Toutefois, l’OMS, le système de santé public britannique NHS et même des ONG anti-tabac, reconnaissent que ces alternatives au tabac classique peuvent aider à arrêter de fumer.
“Les gens fument pour la nicotine, mais meurent du goudron” généré par la combustion, résume Deborah Arnott, directrice générale de l’ONG britannique Action on Smoking and Health.
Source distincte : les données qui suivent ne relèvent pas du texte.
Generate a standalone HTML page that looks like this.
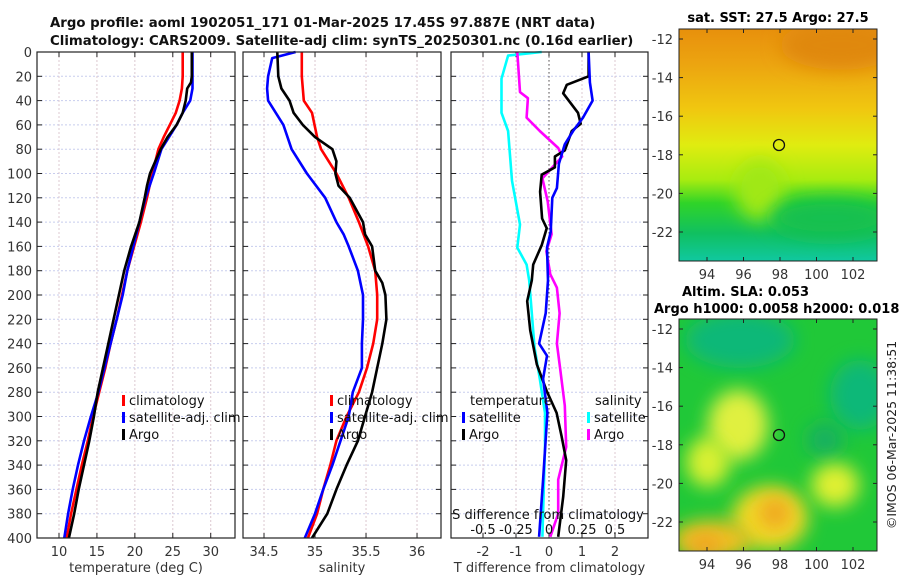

Elle s’insurge toutefois contre la possibilité que PMI puisse faire la promotion de ces nouveaux produits, “car ça reste du tabac”. PMI a injecté plus de 10 milliards de dollars dans ces alternatives qui ont représenté en 2022 un tiers de son chiffre d’affaires de 32 milliards de dollars.
Le cigarettier est très peu présent sur le marché des cigarettes électroniques de vapotage (liquides à inhaler qui contiennent ou pas de la nicotine, des produits chimiques et aussi des arômes). En revanche, il mise sur le tabac chauffé et le tabac à mâcher ou sucer (“snus”).
Adaptation aux marchés, “protection des recettes”
Au Royaume-Uni, la promotion du tabac classique ou chauffé est interdite, alors que les magasins de e-cigarettes ont pignon sur rue. PMI veut donc avant tout “protéger ses flux de recettes futures” dans les pays où les perspectives du tabac classique s’assombrissent, estime Deborah Arnott.
D’après Olczak, les nombreuses politiques de restrictions (vérification de l’âge, paquets dissimulés chez les détaillants, banalisés et portant mention des dégâts sanitaires, etc.) n’ont eu qu’un impact “limité”. À l’inverse, il attribue la chute du tabagisme en Suède et au Japon à la commercialisation d’“alternatives”.
Pourtant, si le tabagisme dans l’archipel nippon est tombé de 84 % dans les années 1960 à quelque 30 % en 2018, Japan Tobacco l’attribue à une plus grande prise de conscience par la population des questions de santé, aux réglementations plus dures, aux hausses de prix et à une population vieillissante.
En Suède, l’agence de santé publique note que l’usage d’alternatives comme le tabac à sucer ou les e-cigarettes augmente le risque de passer aux cigarettes classiques chez les nouveaux usagers.